In Gaslight, Joachim Kalka delves into the mythos of the nineteenth century, exploring our fascination with its “auratic gaslight,” its mingling of romanticism and modernity, enlightenment and darkness. Here we find the roots of our contemporary preoccupations: gender roles and sexuality, terrorism and technology, mad scientists and serial killers, kitsch and commodification. Mustering a wealth of cultural references, Kalka draws illuminating connections between Balzac and Billy Wilder, Mickey Mouse and the arms race, the cake fights of Laurel and Hardy and Madame Bovary’s wedding cake.

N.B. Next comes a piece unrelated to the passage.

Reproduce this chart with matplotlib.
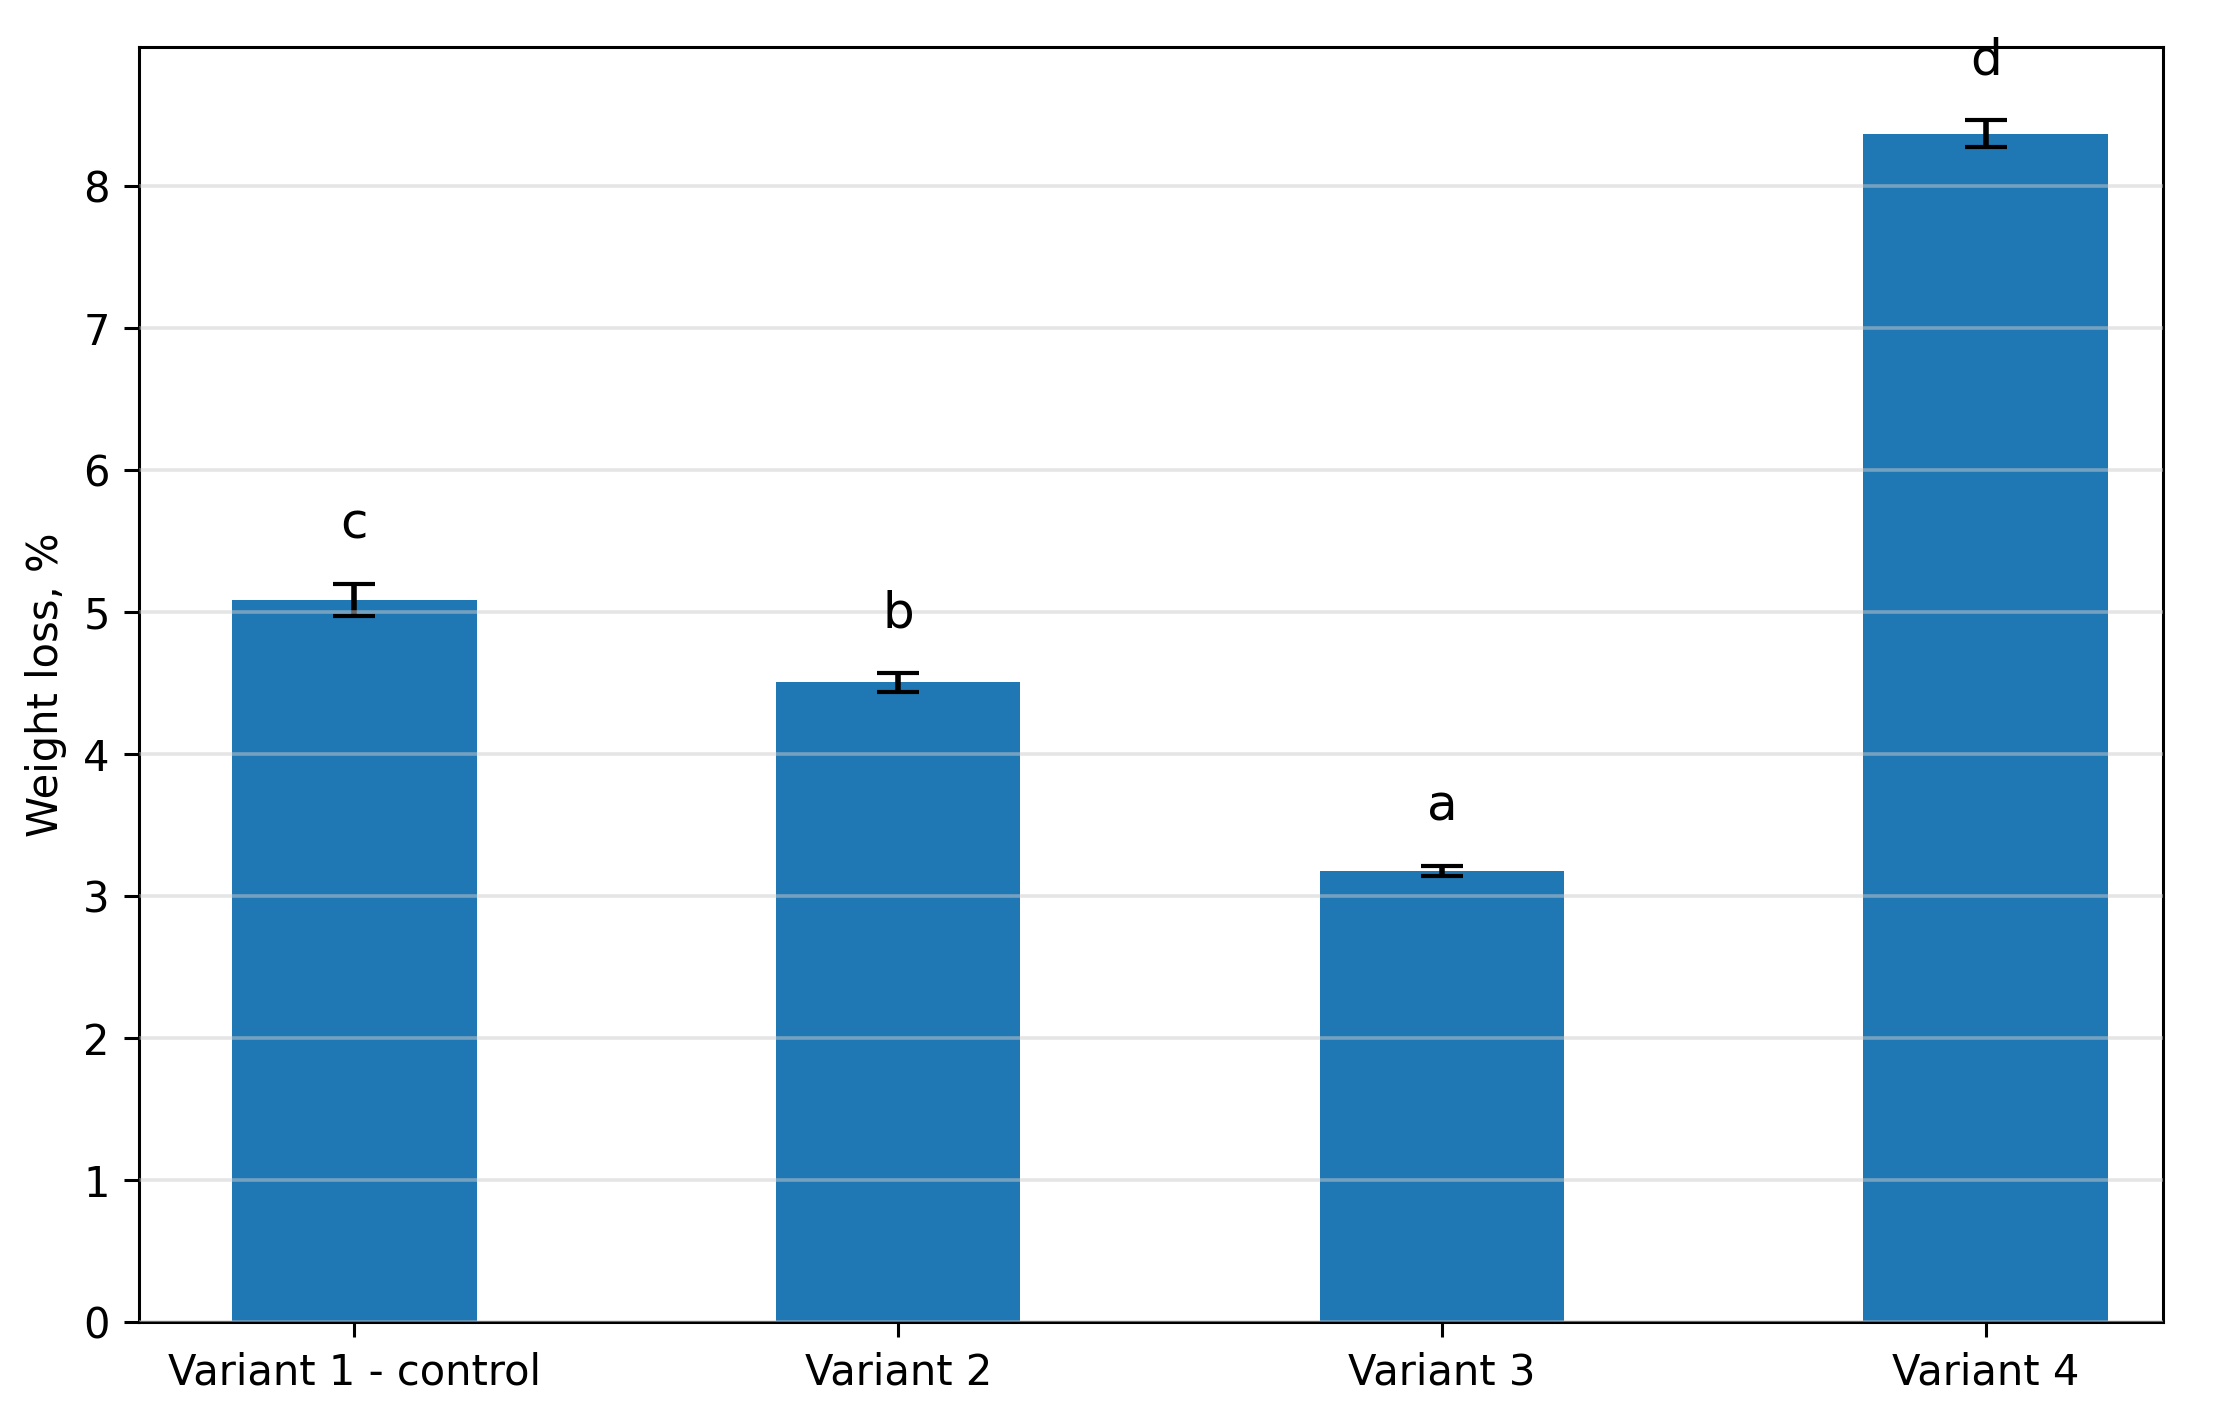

He brings the nineteenth century to life with all its contradictions, aspirations, and absurdities, inviting us to reexamine that era and our own, and the stories we tell ourselves about history.
PUBLISHERS WEEKLY
Essayist, critic, and translator Kalka's first work translated into English is an original, learned, and occasionally bewildering collection of essays on the 19th century. Rooted in academic criticism, Kalka's essays are buoyant and snappily written, bringing an endlessly revealing lens to train on Wagner's opera The Valkyrie; Balzac's novel A Woman of Thirty; Wolfgang Menzel, a reactionary German critic of Goethe's (whose judgments, one author said, were "so reliably wrong that each and every book he branded as heretical can be read with pleasure to this day"); and, in the title essay, the relationship between artificial illumination and Jack the Ripper. One needn't be conversant with the works of Balzac, Goethe, or Menzel to appreciate Kalka's essays, but a keen interest in European culture and literature of the 19th century is rewarded. Kalka contextualizes even the most potentially arcane subjects with lucidity and good humor, though sometimes it will take a few pages for readers to find their footing. This accomplished work introduces a strong, if strange, voice to English-speaking readers.